Please give the data below again in full, exactly as it stands.

Records with drawing code
######
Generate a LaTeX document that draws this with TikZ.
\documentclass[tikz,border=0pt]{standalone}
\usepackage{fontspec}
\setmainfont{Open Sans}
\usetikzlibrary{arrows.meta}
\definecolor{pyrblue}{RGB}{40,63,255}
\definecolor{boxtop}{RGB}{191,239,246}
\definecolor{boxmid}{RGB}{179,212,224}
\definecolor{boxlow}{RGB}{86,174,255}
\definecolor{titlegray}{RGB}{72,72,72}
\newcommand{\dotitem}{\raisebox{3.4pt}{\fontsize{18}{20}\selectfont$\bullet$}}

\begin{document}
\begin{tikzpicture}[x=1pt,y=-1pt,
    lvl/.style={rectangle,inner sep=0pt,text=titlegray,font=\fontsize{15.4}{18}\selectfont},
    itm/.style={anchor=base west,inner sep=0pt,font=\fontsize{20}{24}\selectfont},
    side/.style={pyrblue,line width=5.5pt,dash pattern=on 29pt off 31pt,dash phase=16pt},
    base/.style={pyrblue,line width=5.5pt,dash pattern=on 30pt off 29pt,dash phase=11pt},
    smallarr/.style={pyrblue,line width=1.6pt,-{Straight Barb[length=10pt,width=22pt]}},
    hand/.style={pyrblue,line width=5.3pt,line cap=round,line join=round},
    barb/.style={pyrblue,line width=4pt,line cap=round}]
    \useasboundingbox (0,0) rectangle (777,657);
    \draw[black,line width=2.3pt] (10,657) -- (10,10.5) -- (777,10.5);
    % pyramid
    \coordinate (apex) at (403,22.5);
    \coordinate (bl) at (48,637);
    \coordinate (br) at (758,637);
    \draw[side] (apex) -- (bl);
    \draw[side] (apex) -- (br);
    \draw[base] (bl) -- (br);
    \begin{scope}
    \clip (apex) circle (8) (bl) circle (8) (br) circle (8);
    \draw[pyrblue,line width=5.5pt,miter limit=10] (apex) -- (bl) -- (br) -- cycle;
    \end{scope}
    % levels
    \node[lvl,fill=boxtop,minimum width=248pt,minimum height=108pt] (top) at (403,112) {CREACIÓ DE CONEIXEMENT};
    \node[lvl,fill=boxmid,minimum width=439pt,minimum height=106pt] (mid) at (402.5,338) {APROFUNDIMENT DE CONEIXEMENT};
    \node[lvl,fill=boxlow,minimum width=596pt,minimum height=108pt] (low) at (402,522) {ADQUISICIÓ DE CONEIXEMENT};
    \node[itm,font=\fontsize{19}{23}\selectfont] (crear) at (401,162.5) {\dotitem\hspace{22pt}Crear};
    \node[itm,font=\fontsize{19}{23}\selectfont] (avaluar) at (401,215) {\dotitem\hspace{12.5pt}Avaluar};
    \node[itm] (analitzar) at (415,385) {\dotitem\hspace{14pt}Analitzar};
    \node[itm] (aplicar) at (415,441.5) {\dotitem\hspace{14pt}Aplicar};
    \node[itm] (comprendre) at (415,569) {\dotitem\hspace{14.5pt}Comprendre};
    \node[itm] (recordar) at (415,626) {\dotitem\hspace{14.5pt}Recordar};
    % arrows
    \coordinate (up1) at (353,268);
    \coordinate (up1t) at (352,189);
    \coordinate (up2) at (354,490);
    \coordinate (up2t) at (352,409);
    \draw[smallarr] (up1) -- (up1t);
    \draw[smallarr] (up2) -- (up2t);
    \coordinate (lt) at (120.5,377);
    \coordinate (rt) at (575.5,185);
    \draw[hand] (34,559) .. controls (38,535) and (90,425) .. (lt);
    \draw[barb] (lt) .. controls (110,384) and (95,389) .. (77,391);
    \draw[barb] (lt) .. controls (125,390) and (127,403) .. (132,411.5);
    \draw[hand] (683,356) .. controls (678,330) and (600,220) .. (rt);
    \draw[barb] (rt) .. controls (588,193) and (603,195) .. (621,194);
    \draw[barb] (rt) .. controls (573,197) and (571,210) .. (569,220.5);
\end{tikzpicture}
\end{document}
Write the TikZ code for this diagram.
######
Solution to the problem>
Generate a LaTeX document that draws this with TikZ.
\documentclass[tikz,border=0pt]{standalone}
\usepackage{fontspec}
\setmainfont{Open Sans}
\usetikzlibrary{arrows.meta}
\definecolor{pyrblue}{RGB}{40,63,255}
\definecolor{boxtop}{RGB}{191,239,246}
\definecolor{boxmid}{RGB}{179,212,224}
\definecolor{boxlow}{RGB}{86,174,255}
\definecolor{titlegray}{RGB}{72,72,72}
\newcommand{\dotitem}{\raisebox{3.4pt}{\fontsize{18}{20}\selectfont$\bullet$}}

\begin{document}
\begin{tikzpicture}[x=1pt,y=-1pt,
    lvl/.style={rectangle,inner sep=0pt,text=titlegray,font=\fontsize{15.4}{18}\selectfont},
    itm/.style={anchor=base west,inner sep=0pt,font=\fontsize{20}{24}\selectfont},
    side/.style={pyrblue,line width=5.5pt,dash pattern=on 29pt off 31pt,dash phase=16pt},
    base/.style={pyrblue,line width=5.5pt,dash pattern=on 30pt off 29pt,dash phase=11pt},
    smallarr/.style={pyrblue,line width=1.6pt,-{Straight Barb[length=10pt,width=22pt]}},
    hand/.style={pyrblue,line width=5.3pt,line cap=round,line join=round},
    barb/.style={pyrblue,line width=4pt,line cap=round}]
    \useasboundingbox (0,0) rectangle (777,657);
    \draw[black,line width=2.3pt] (10,657) -- (10,10.5) -- (777,10.5);
    % pyramid
    \coordinate (apex) at (403,22.5);
    \coordinate (bl) at (48,637);
    \coordinate (br) at (758,637);
    \draw[side] (apex) -- (bl);
    \draw[side] (apex) -- (br);
    \draw[base] (bl) -- (br);
    \begin{scope}
    \clip (apex) circle (8) (bl) circle (8) (br) circle (8);
    \draw[pyrblue,line width=5.5pt,miter limit=10] (apex) -- (bl) -- (br) -- cycle;
    \end{scope}
    % levels
    \node[lvl,fill=boxtop,minimum width=248pt,minimum height=108pt] (top) at (403,112) {CREACIÓ DE CONEIXEMENT};
    \node[lvl,fill=boxmid,minimum width=439pt,minimum height=106pt] (mid) at (402.5,338) {APROFUNDIMENT DE CONEIXEMENT};
    \node[lvl,fill=boxlow,minimum width=596pt,minimum height=108pt] (low) at (402,522) {ADQUISICIÓ DE CONEIXEMENT};
    \node[itm,font=\fontsize{19}{23}\selectfont] (crear) at (401,162.5) {\dotitem\hspace{22pt}Crear};
    \node[itm,font=\fontsize{19}{23}\selectfont] (avaluar) at (401,215) {\dotitem\hspace{12.5pt}Avaluar};
    \node[itm] (analitzar) at (415,385) {\dotitem\hspace{14pt}Analitzar};
    \node[itm] (aplicar) at (415,441.5) {\dotitem\hspace{14pt}Aplicar};
    \node[itm] (comprendre) at (415,569) {\dotitem\hspace{14.5pt}Comprendre};
    \node[itm] (recordar) at (415,626) {\dotitem\hspace{14.5pt}Recordar};
    % arrows
    \coordinate (up1) at (353,268);
    \coordinate (up1t) at (352,189);
    \coordinate (up2) at (354,490);
    \coordinate (up2t) at (352,409);
    \draw[smallarr] (up1) -- (up1t);
    \draw[smallarr] (up2) -- (up2t);
    \coordinate (lt) at (120.5,377);
    \coordinate (rt) at (575.5,185);
    \draw[hand] (34,559) .. controls (38,535) and (90,425) .. (lt);
    \draw[barb] (lt) .. controls (110,384) and (95,389) .. (77,391);
    \draw[barb] (lt) .. controls (125,390) and (127,403) .. (132,411.5);
    \draw[hand] (683,356) .. controls (678,330) and (600,220) .. (rt);
    \draw[barb] (rt) .. controls (588,193) and (603,195) .. (621,194);
    \draw[barb] (rt) .. controls (573,197) and (571,210) .. (569,220.5);
\end{tikzpicture}
\end{document}
Write the TikZ code for this diagram.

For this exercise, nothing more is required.